The Democracy Movement Is Here To Stay
SuperPACs and billionaires are bankrolling our elections, and as a result, most Americans have virtually no influence in our political system—a damning state of affairs for the world’s oldest surviving democracy.
Yet, far from giving up, the American people are ready to take back their democracy. In fact, the electorate is united in its support for the needed reform: 85% of Americans want fundamental changes in the way we fund our elections; 72% of Americans support public financing of elections, the most necessary and urgent reform; and 78% want to overturn Citizens United.
On April 2nd, 150 “Democracy Spring” marchers left the Liberty Bell in Philadelphia to walk 140 miles to the nation’s capitol. When they arrived in Washington, D.C., they, along with hundreds others, began six-straight days of civil disobedience, risking arrest by sitting in at the Capitol. And, on April 16, thousands of “Democracy Awakening” activists came together for three days of rallies, cultural events, teach-ins and another sit-in.

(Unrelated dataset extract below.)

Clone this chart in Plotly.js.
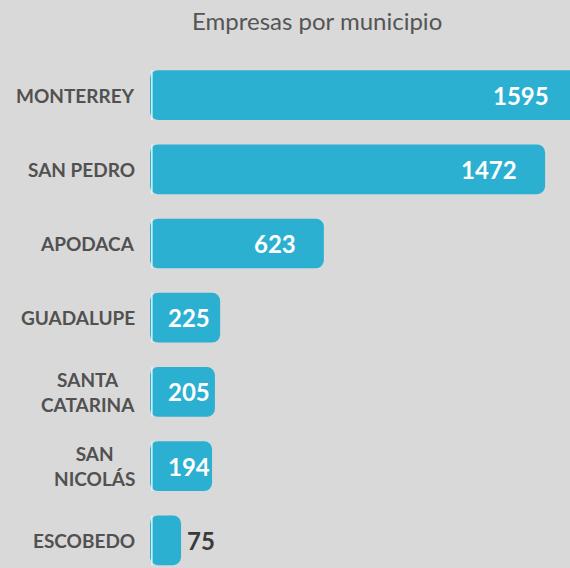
<!DOCTYPE html>
<html>
<head>
<meta charset="utf-8">
<script src="https://cdn.plot.ly/plotly-3.0.1.min.js"></script>
<style>html,body{margin:0;padding:0;background:#d9d9d9;overflow:hidden;width:570px;height:568px;}#chart{width:620px;height:568px;}</style>
</head>
<body>
<div id="chart"></div>
<script>
const categories = ["MONTERREY", "SAN PEDRO", "APODACA", "GUADALUPE", "SANTA<br>CATARINA", "SAN<br>NICOLÁS", "ESCOBEDO"];
const values = [1595, 1472, 623, 225, 205, 194, 75];
const valueLabels = ["1595", "1472", "623", "225", "205", "194", "75"];
const titleText = "Empresas por municipio";

const BAR = "#2bb0d1";
const BASE = -44;
const idx = categories.map((c, i) => i);

const bars = {
  type: "bar",
  orientation: "h",
  y: idx,
  x: values.map(v => v - BASE),
  base: BASE,
  width: 0.67,
  marker: {color: BAR, cornerradius: 8, line: {width: 0}},
  hoverinfo: "skip"
};
const stripe = {
  type: "bar",
  orientation: "h",
  y: idx,
  x: values.map(() => 6),
  base: BASE + 4,
  width: 0.67,
  marker: {color: "rgba(225,243,248,0.95)", line: {width: 0}},
  hoverinfo: "skip"
};

const annotations = [];
categories.forEach((c, i) => {
  annotations.push({
    xref: "paper", yref: "y", x: 0, y: i, xanchor: "right", yanchor: "middle",
    xshift: -13, text: "<b>" + c + "</b>", showarrow: false, align: "center",
    font: {family: "Lato", size: 19, color: "#515151"}
  });
  const v = values[i];
  let a;
  if (v > 400) {
    a = {x: v, xanchor: "right", xshift: -26, color: "#ffffff"};
  } else if (v > 100) {
    a = {x: 0, xanchor: "left", xshift: 5, color: "#ffffff"};
  } else {
    a = {x: v, xanchor: "left", xshift: 4, color: "#3a3a3a"};
  }
  annotations.push({
    xref: "x", yref: "y", x: a.x, y: i, xanchor: a.xanchor, yanchor: "middle",
    xshift: a.xshift, text: "<b>" + valueLabels[i] + "</b>", showarrow: false,
    font: {family: "Lato", size: 24, color: a.color}
  });
});
annotations.push({
  xref: "paper", yref: "paper", x: (317 - 150) / 470, y: 1 + 38 / 510, xanchor: "center", yanchor: "middle",
  text: titleText, showarrow: false,
  font: {family: "Lato", size: 24, color: "#555555"}
});

const layout = {
  width: 620, height: 568,
  paper_bgcolor: "#d9d9d9", plot_bgcolor: "#d9d9d9",
  margin: {l: 150, r: 0, t: 58, b: 0},
  barmode: "overlay",
  showlegend: false,
  xaxis: {range: [-44.1, -44.1 + 470 / 0.2606], visible: false, fixedrange: true},
  yaxis: {range: [6.373, -0.5], showticklabels: false, showgrid: false, zeroline: false, showline: false, ticks: ""},
  annotations: annotations
};

Plotly.newPlot("chart", [bars, stripe], layout, {displayModeBar: false, staticPlot: true});
</script>
</body>
</html>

Between the two mobilizations, over 1,200 people were arrested, making them the most significant democracy protests in decades.
As the movement for reform reaches unprecedented momentum, it’s worth reflecting upon all that has changed in such short time. Fifteen years ago, for example, when former NBA basketball player Adonal Foyle founded our organization, Democracy Matters, the movement to get big money out of politics looked quite different.
Although it was ten years before Citizens United and the creation of the first SuperPAC, in 2001 our democracy was already on life support. Those with money dominated political fundraising; corporate lobbyists had politicians on speed dial; and candidates talking about public financing of elections were mere urban legend. And yet, while many D.C. advocacy groups fought to preserve our democracy, campaign finance reform was not seen as an issue that could activate grassroots activism.
Democracy Matters was founded with the goal of creating and cultivating this grassroots effort, hoping to turn the fight for democracy reform into a social movement. Only when we could reinforce advocacy groups in D.C. with a diverse movement of citizens could we win the change we so desperately needed. And based on the premise that students have traditionally been at the forefront of political change, Democracy Matters began engaging and training youth to participate in the campaign finance reform movement.
Through on-campus chapters at colleges and universities, we built a cohort of young people passionately dedicated to getting big money out of politics. And, as these students graduated, they took their knowledge of and commitment to campaign finance reform into both the public and private sectors.
"Despite our newfound strength, the small group of political mega-donors who benefit handsomely from the status quo will not give up quietly."
A few years after we began, our chapters began to flourish in both number and size, and our coalition of college students started making big strides in their activism. They organized major campus events, teach-ins and lectures, and even lobbying days with their local legislatures. The biggest victory came in 2005 when a group of Democracy Matters students at Yale participated in the successful campaign to pass public financing of state election campaigns in Connecticut.
And then, at the start of the new decade, we experienced unexpected, rapid growth for two main reasons.
The first was Citizens United, the infamous Supreme Court case that allowed corporations to use their treasury funds to influence elections. Although detrimental to our democracy, this case served as a wake-up call for the need for comprehensive campaign finance reform. The result was that more Americans, many of whom were students, were drawn into the fight to get big private money out of politics.
A second spur came from the Occupy Wall Street movement. Its critique of growing income inequality and the rise of a small group of multi-billionaires galvanized student activists across the country. Within weeks of Occupy’s appearance, Democracy Matters chapters doubled and tripled in size. These new student activists brought enthusiasm and new ideas, emphasizing the link between inequality and the power of a wealthy few to dominate the political system.
The movement demanding “Fair Elections” further expanded shortly thereafter, coming close to passing public financing in New York state two years in a row. This was followed by concrete victories, such as winning public financing reform in Seattle and Maine in 2015 and getting anti-corruption initiatives on the ballot for 2016.
Needless to say, the growth of a grassroots democracy movement—and our part in it—has been incredibly exciting. Yet, our fifteen years of organizing has taught us that we are embarked on a long and difficult struggle for change. Despite our newfound strength, the small group of political mega-donors who benefit handsomely from the status quo will not give up quietly. While we reflect on how far we have come toward fixing our democracy, we must continue to organize, build and strengthen coalitions, engage new voters, elect pro-reform candidates, and increase the grassroots pressure on those politicians who oppose a democracy of, by, and for the people.
The possibility of meaningful reform has never been greater.